Airport police are shrinking in number and losing autonomy to the LAPD, he says

By Gary Walker

McClain says LAX has an “incest-uous relationship” with LAPD

McClain says LAX has an “incest-uous relationship” with LAPD

Complaining that a reduction in force among airport police officers is fostering dependence on the LAPD for routine law enforcement activities at LAX, the head of the airport’s police union is calling for a nationwide search to find a “qualified replacement” for LAX Police Chief Patrick Gannon.

In recent months, Los Angeles Airport Peace Officers Association President Marshall McClain has become increasingly vocal about what he calls a morale-sapping overreliance on the LAPD to fill in personnel gaps as the number of sworn airport officers has dropped to fewer than 500 — the lowest number since 2008.

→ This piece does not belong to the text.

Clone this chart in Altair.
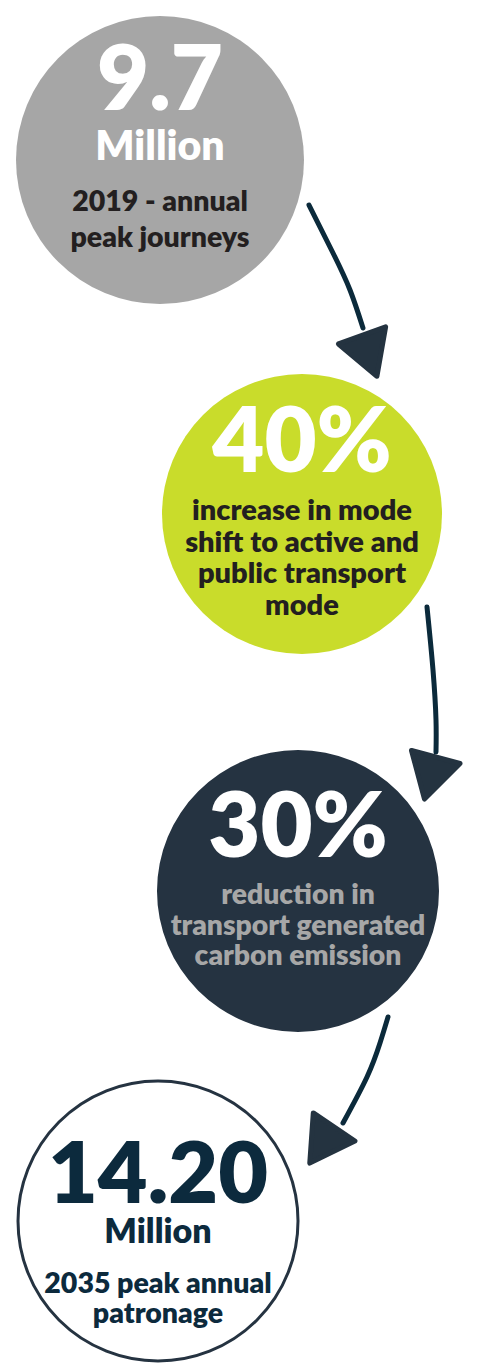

Representatives for Los Angeles World Airports, the agency that oversees LAX and Gannon’s department, declined to comment.

McClain stopped short of asking Gannon to resign, if only on a technicality.

“I’m not calling for it — yet,” McClain told The Argonaut. “The union hasn’t taken an official vote of no confidence yet, but we will be addressing it at our next general meeting, which will be held in the latter part of January.

If the union’s board were asked to vote today, “I think there would be enough votes for a no confidence vote,” he said.

While the union has  been at odds with airport management over declining numbers of airport police and the presence of LAPD officers at LAX, this is the first time McClain has publicly called for a new airport public safety leader.

Gannon was a 34-year veteran of the LAPD before retiring in 2012 and being appointed airport police chief that same year. Gannon’s LAPD ties have “hamstrung the progress toward airport police independence,” McClain said.

A U.S. Dept. of Transportation audit released in April found that LAX managers were unable to provide proper documentation for nearly $8 million in payments to the Los Angeles Police Department over the past five years. Federal officials required LAX officials to certify that LAPD officers are being paid only for necessary airport services.

“The natives are getting restless, so to speak. The incestuous relationship with LAPD has blossomed in terms of stunting our growth,” McClain said. “The Los Angeles Airport Police Department desperately needs a leader who understands the unique nature of airport law enforcement and is dedicated to fostering the department’s autonomy — not one who maintains unnecessary dependence on the LAPD and denies that there are problems that need to be addressed.”

The Los Angeles City Council unsuccessfully sought to merge the airport police with LAPD through a ballot measure nine years ago.

A 2012 UCLA Department of Public Policy report titled “The Optimal Law Enforcement Structure for Los Angeles International Airport” recommended maintaining the role of specialized LAPD units such as the SWAT team and bomb squad at LAX but giving airport police greater law enforcement control,

The study also recommended eliminating LAPD’s daily traffic patrols at the airport.

“We conclude that granting the Los Angeles World Airport Police increased control over policing would improve the airport’s organizational structure because it would eliminate a number of problems associated with having two law enforcement agencies with overlapping jurisdictions and responsibilities,” the report states. “The new, streamlined organizational structure would improve communication, coordination and overall airport law enforcement operations as to allow [the airport police] to better prevent and respond to a terrorist attack.”

The UCLA study also touches on the conflicts between the law enforcement agencies.

“Despite the two departments’ proximal operational relationship, their history is characterized by cross-agency tension. In a general sense, this tension is due to each department’s perception that it is best able to handle policing duties at LAX,” the report found. “In addition, the repeated possibility of a merger between the two departments, last attempted in 2005, keeps the airport police and its union on guard.”